Yes, I know you can buy such magnets online, but what kind of DIY-er would I be if I just did that? (Maybe a smarter one, but that’s beside the point.)
Anyway, if you find yourself in the same position, feel free to use this free printable to make your own dishwasher magnet.
DIY Dishwasher Magnet
For this easy craft project, you’ll simply need a self adhesive magnet sheet, a pair of scissors, and access to a black and white (or color) printer.
First, print out your printable, following these instructions.
I’ve included two designs, mostly because I couldn’t decide which one I wanted to use. The rectangular design will be easier to cut, but the circular design is so cute. I think I’m going with the circular one for now.

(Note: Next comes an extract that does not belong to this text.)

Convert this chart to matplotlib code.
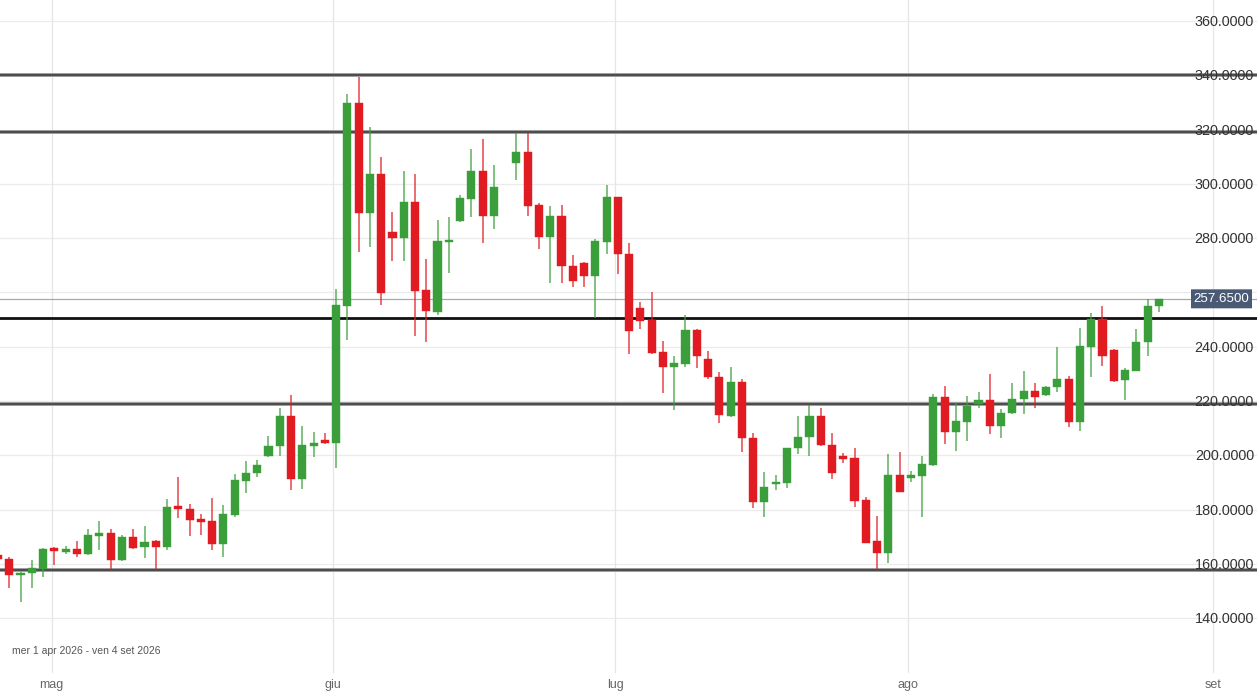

Next, cut out along the edge of the printed area.
Peel off the cover of the self adhesive backing from the magnet and carefully stick the printable onto the magnet. (Try flexing the paper so the middle touches the adhesive surface first, and then work out to the edges.) Use your fingers to smooth out the paper on the magnet.
Bonus Step: I went ahead and covered mine with a coat of Mod Podge to keep water and smudgy fingers off the paper.
That’s it! So easy, and now so cute. The hard part is training your family to use it!
By the way, if you like my tea towel, you can make one like it using this block printing tutorial.
Happy dishwashing! (Or better yet, happy NOT dishwashing, once you get your family trained.)
- Print out the free printable page on a black and white or color printer. There are two designs to choose from on one page.
- Cut out around the dotted lines of the design you want to you.
- Remove the self-adhesive backing from the magnet sheet. (If you're using a larger sheet, cut it down to the size you need to conserve the rest of the magnet for another project.
- Stick your printed cut-out to the magnetic sheet, smoothing from the middle to the outside edges.
- Optional: Cover the paper side with a coat of ModPodge to protect against water and smudges.
When you're affixing the paper to the magnet, it helps to slightly bend the paper up at the edges, so the middle part touches the adhesive first. Then work your way toward the edges. This will prevent air bubbles.